Justice Department lawyers took the argument a step further: “this is a very common and safe procedure that children’s hospitals allow parents to do at home on infant children….” (Emphasis mine). Finally, they claimed that Mr. Dhiab’s “own medical records confirm regularly that he tolerates the procedure well, without complaints, and on the rare occasions when any issues are raised, the medical staff is responsive to those concerns.”
As to FCEs, the lawyers argued, “that process is used only as a last resort after all other alternatives have failed. The guard staff uses the minimal amount of force necessary.” It is “a very controlled and measured process.”
The military is so confident in the righteousness of its hunger strike management practices that it is actively considering disciplinary action against a navy nurse who refused to participate, notwithstanding that the nurse’s objection is fully consistent with longstanding ethical rules of the medical profession both inside and outside the United States.

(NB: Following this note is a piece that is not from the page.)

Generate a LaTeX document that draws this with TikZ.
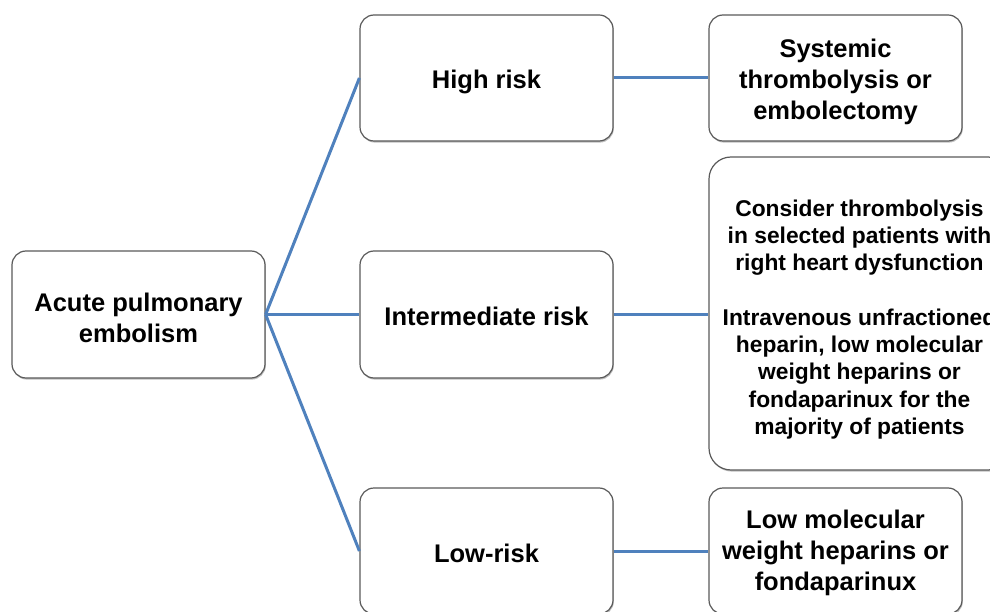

If the military is right and forced-feeding at Guantanamo really is a painless, safe, ethical and humane medical procedure that detainees undergo without complication or complaint, accompanied by the responsible use of minimal force only when absolutely necessary, wouldn’t meaningful transparency prove it? What warrants the secrecy?
The military claims it’s necessary to protect both U.S. service members’ safety and detainees’ welfare. It’s hard to see how an informed public jeopardizes either of those interests, and in fact why detainees wouldn’t better be served by a knowledgeable public empowered to act as an effective watchdog. With respect specifically to the military’s safety concerns, if the videotapes in Mr. Dhiab’s case show what officials have described, that sort of footage doesn’t seem likely to inflame anti-American sentiment, and the tapes will be edited to obscure staff identities before the public sees them. Speculative fears that detainees might be told of details from the videotapes – such as the layout of the room where detainees are force-fed and how many staff are involved – and then use that information in ways that risk operational security are especially unpersuasive. Detainees already experience first-hand what’s on the tapes; what is there to learn? And even if one swallows hard and accepts both that detainees could glean something new from the tapes and use that information in ways that put staff at risk, detainees would first need to learn it. JTF-GTMO doesn’t exactly permit a free flow of information into Guantanamo.
Perhaps most confounding, what justifies a decision to stop videotaping forced-feedings altogether? Even if the public isn’t allowed to see them, shouldn’t such tapes at least be available to Members of Congress in the exercise of their oversight responsibilities?
There is, of course, another possible but very different explanation for all of this secrecy. Detainees and others have charged that, in fact, hunger strike management at Guantanamo is painful, dangerous, unethical and inhumane. If that is the case, the public has every right to know. The videotapes in Mr. Dhaib’s case offer a unique opportunity to peel back the curtain. If the government truly has nothing to hide, it won’t appeal the order to release them.